- [Your instructions]: Please print exactly the lines below, from the start of the material up to and including the line with "import numpy as np", but none of the pictures.

- [Available data]:
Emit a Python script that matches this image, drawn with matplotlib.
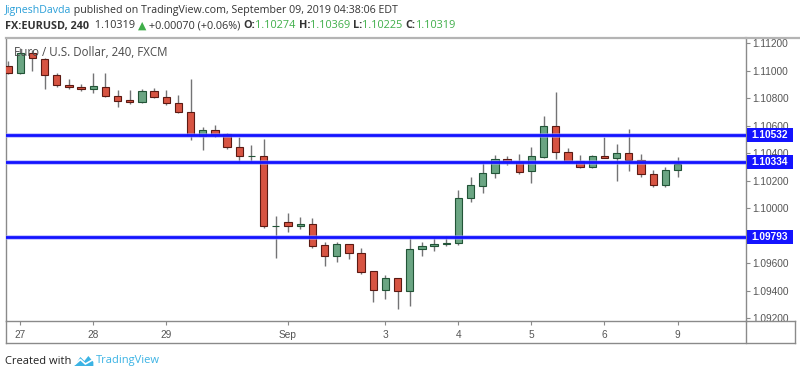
import matplotlib
matplotlib.use("Agg")
import matplotlib.pyplot as plt
from matplotlib.patches import Rectangle, Polygon
from matplotlib.lines import Line2D
import matplotlib.transforms as mtransforms
import numpy as np

# ---------------- data ----------------
opens = [1.11037, 1.10986, 1.11132, 1.11086, 1.10967, 1.10896, 1.10880, 1.10865, 1.10884, 1.10816,
         1.10785, 1.10770, 1.10853, 1.10807, 1.10763, 1.10702, 1.10527, 1.10569, 1.10540, 1.10447,
         1.10381, 1.10382, 1.09871, 1.09899, 1.09872, 1.09882, 1.09729, 1.09652, 1.09737, 1.09671,
         1.09540, 1.09404, 1.09489, 1.09397, 1.09702, 1.09722, 1.09739, 1.09744, 1.10072, 1.10163,
         1.10254, 1.10358, 1.10338, 1.10268, 1.10374, 1.10600, 1.10409, 1.10345, 1.10299, 1.10377,
         1.10367, 1.10404, 1.10350, 1.10246, 1.10171, 1.10274]
highs = [1.11073, 1.11166, 1.11151, 1.11093, 1.10984, 1.10940, 1.10904, 1.10984, 1.10984, 1.10860,
         1.10860, 1.10865, 1.10872, 1.10860, 1.10824, 1.10938, 1.10588, 1.10605, 1.10547, 1.10520,
         1.10460, 1.10501, 1.09945, 1.09965, 1.09935, 1.09926, 1.09756, 1.09756, 1.09740, 1.09708,
         1.09542, 1.09513, 1.09492, 1.09788, 1.09756, 1.09792, 1.09797, 1.10132, 1.10229, 1.10326,
         1.10387, 1.10380, 1.10394, 1.10447, 1.10673, 1.10848, 1.10436, 1.10385, 1.10387, 1.10520,
         1.10465, 1.10574, 1.10394, 1.10278, 1.10297, 1.10369]
lows = [1.10976, 1.10976, 1.11000, 1.10865, 1.10882, 1.10865, 1.10853, 1.10838, 1.10811, 1.10738,
        1.10758, 1.10763, 1.10800, 1.10751, 1.10690, 1.10496, 1.10423, 1.10520, 1.10428, 1.10338,
        1.10338, 1.09853, 1.09639, 1.09824, 1.09848, 1.09708, 1.09581, 1.09606, 1.09627, 1.09520,
        1.09315, 1.09336, 1.09266, 1.09290, 1.09652, 1.09690, 1.09727, 1.09732, 1.10042, 1.10108,
        1.10222, 1.10312, 1.10246, 1.10181, 1.10363, 1.10356, 1.10334, 1.10290, 1.10294, 1.10363,
        1.10200, 1.10273, 1.10229, 1.10156, 1.10156, 1.10225]
closes = [1.10986, 1.11129, 1.11091, 1.10969, 1.10896, 1.10880, 1.10865, 1.10887, 1.10816, 1.10782,
          1.10770, 1.10855, 1.10807, 1.10763, 1.10702, 1.10532, 1.10569, 1.10540, 1.10447, 1.10382,
          1.10383, 1.09872, 1.09872, 1.09872, 1.09882, 1.09727, 1.09652, 1.09737, 1.09671, 1.09537,
          1.09404, 1.09489, 1.09397, 1.09702, 1.09722, 1.09741, 1.09748, 1.10072, 1.10166, 1.10256,
          1.10358, 1.10336, 1.10265, 1.10377, 1.10600, 1.10409, 1.10343, 1.10299, 1.10377, 1.10367,
          1.10404, 1.10350, 1.10246, 1.10171, 1.10278, 1.10319]

day_tick_bars = [1, 7, 13, 23, 31, 37, 43, 49, 55]
day_tick_labels = ["27", "28", "29", "Sep", "3", "4", "5", "6", "9"]

price_ticks = [1.092, 1.094, 1.096, 1.098, 1.100, 1.102, 1.104, 1.106, 1.108, 1.110, 1.112]
levels = [1.10532, 1.10334, 1.09793]

# ---------------- styles ----------------
UP = "#6ba583"
DOWN = "#d75442"
UP_EDGE = "#225437"
DOWN_EDGE = "#5b1a13"
WICK = "#737375"
LEVEL = "#1414ff"
GRID_TXT = "#555555"
FRAME = "#8a8a8a"

W, H = 800, 376
fig = plt.figure(figsize=(W / 100, H / 100), dpi=100)
fig.patch.set_facecolor("white")

L, R, T, B = 5.7, 745.7, 38.0, 320.7
ax = fig.add_axes([L / W, (H - B) / H, (R - L) / W, (B - T) / H])
ax.set_facecolor("white")

o = np.array(opens); h = np.array(highs); l = np.array(lows); c = np.array(closes)
x = np.arange(len(o))
up = c >= o

ax.vlines(x, l, h, color=WICK, lw=1.0, zorder=2)
body_b = np.minimum(o, c)
body_h = np.maximum(np.abs(c - o), 0.000015)
ax.bar(x[up], body_h[up], bottom=body_b[up], width=0.6, color=UP,
       edgecolor=UP_EDGE, linewidth=0.8, zorder=3)
ax.bar(x[~up], body_h[~up], bottom=body_b[~up], width=0.6, color=DOWN,
       edgecolor=DOWN_EDGE, linewidth=0.8, zorder=3)

ax.set_xlim(-0.19, 60.6)
ax.set_ylim(1.091803, 1.112386)

# horizontal levels
for lv in levels:
    ax.axhline(lv, color="#9a9aff", lw=3.4, zorder=4, alpha=0.6)
    ax.axhline(lv, color=LEVEL, lw=2.0, zorder=4)

# axes styling
ax.yaxis.tick_right()
ax.set_yticks(price_ticks)
ax.set_yticklabels([f"{t:.5f}" for t in price_ticks])
ax.set_xticks(day_tick_bars)
ax.set_xticklabels(day_tick_labels)
ax.tick_params(axis="y", direction="out", length=3, width=0.8, color=FRAME,
               labelsize=7.3, labelcolor=GRID_TXT, pad=2)
ax.tick_params(axis="x", direction="out", length=3, width=0.8, color=FRAME,
               labelsize=7.3, labelcolor=GRID_TXT, pad=3.5)
for lab in ax.get_xticklabels() + ax.get_yticklabels():
    lab.set_family(["Liberation Sans", "DejaVu Sans"])
for s in ["left", "right", "bottom"]:
    ax.spines[s].set_color(FRAME)
    ax.spines[s].set_linewidth(1.0)
ax.spines["top"].set_color("#b4b4b4")
ax.spines["top"].set_linewidth(1.6)

# level labels on the price scale
blend = mtransforms.blended_transform_factory(ax.transAxes, ax.transData)
px_w = (R - L)
box_x0 = (746.5 - L) / px_w
box_w = (792.5 - 746.5) / px_w
box_hd = 14.0 / 13735.0
for lv in levels:
    ax.add_patch(Rectangle((box_x0, lv - box_hd / 2), box_w, box_hd, transform=blend,
                           facecolor=LEVEL, edgecolor="none", clip_on=False, zorder=10))
    ax.text(box_x0 + box_w / 2, lv, f"{lv:.5f}", transform=blend, ha="center", va="center",
            color="white", fontsize=7.3, fontweight="bold", clip_on=False, zorder=11,
            family=["Liberation Sans", "DejaVu Sans"])

# frame around axis rows
def fl(x0, y0, x1, y1, color=FRAME, lw=1.0):
    fig.add_artist(Line2D([x0 / W, x1 / W], [(H - y0) / H, (H - y1) / H],
                          transform=fig.transFigure, color=color, lw=lw))

fl(L, 343.3, 794.5, 343.3)
fl(L, B, L, 343.3)
fl(R, B, R, 343.3)
fl(794.5, B, 794.5, 343.3)
fl(R, B, 794.5, B)
fl(R, T, 800, T, color="#b4b4b4", lw=1.6)

# chart title inside plot
fig.text(14 / W, (H - 53) / H, "Euro / U.S. Dollar, 240, FXCM", color="#4a4a4a",
         fontsize=8.3, va="center", ha="left", family=["Open Sans", "DejaVu Sans"], zorder=20)

# header with coloured segments
fig.canvas.draw()
renderer = fig.canvas.get_renderer()
FAM = ["Open Sans", "DejaVu Sans"]

def segs(x0, y, parts, size):
    xpx = x0
    for txt, col, wt in parts:
        t = fig.text(xpx / W, (H - y) / H, txt, color=col, fontsize=size, fontweight=wt,
                     va="center", ha="left", family=FAM)
        bb = t.get_window_extent(renderer=renderer)
        xpx += bb.width

BLUE_NAME = "#2a9fd8"
DARK = "#333333"
GREEN = "#3fae49"
segs(5, 10, [("JigneshDavda", BLUE_NAME, "normal"),
             (" published on TradingView.com, September 09, 2019 04:38:06 EDT", DARK, "normal")], 7.7)
segs(5, 26, [("FX:EURUSD, 240", DARK, "bold"),
             ("  1.10319 ", DARK, "normal"),
             ("\u25B2", GREEN, "normal"),
             (" +0.00070 (+0.06%) ", DARK, "normal"),
             ("O:", DARK, "bold"), ("1.10274 ", GREEN, "normal"),
             ("H:", DARK, "bold"), ("1.10369 ", GREEN, "normal"),
             ("L:", DARK, "bold"), ("1.10225 ", GREEN, "normal"),
             ("C:", DARK, "bold"), ("1.10319", GREEN, "normal")], 7.8)

# footer
t = fig.text(5 / W, (H - 361) / H, "Created with", color="#222222", fontsize=8.0,
             va="center", ha="left", family=FAM)
bb = t.get_window_extent(renderer=renderer)
lx = 5 + bb.width + 3
logo = [(lx, 366), (lx + 6, 357), (lx + 10, 361), (lx + 14, 356), (lx + 19, 362), (lx + 19, 366)]
fig.add_artist(Polygon([(px / W, (H - py) / H) for px, py in logo], closed=True,
                       transform=fig.transFigure, facecolor="#3bb3e4", edgecolor="none"))
fig.add_artist(Line2D([(lx + 1) / W, (lx + 6) / W, (lx + 11) / W, (lx + 18) / W],
                      [(H - 364) / H, (H - 359.5) / H, (H - 364) / H, (H - 360) / H],
                      transform=fig.transFigure, color="white", lw=1.2))
fig.text((lx + 21) / W, (H - 361) / H, "TradingView", color="#3bb3e4", fontsize=8.0,
         va="center", ha="left", family=FAM)

fig.savefig("out.png", dpi=100, facecolor="white")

- [Correct answer]:
Emit a Python script that matches this image, drawn with matplotlib.
import matplotlib
matplotlib.use("Agg")
import matplotlib.pyplot as plt
from matplotlib.patches import Rectangle, Polygon
from matplotlib.lines import Line2D
import matplotlib.transforms as mtransforms
import numpy as np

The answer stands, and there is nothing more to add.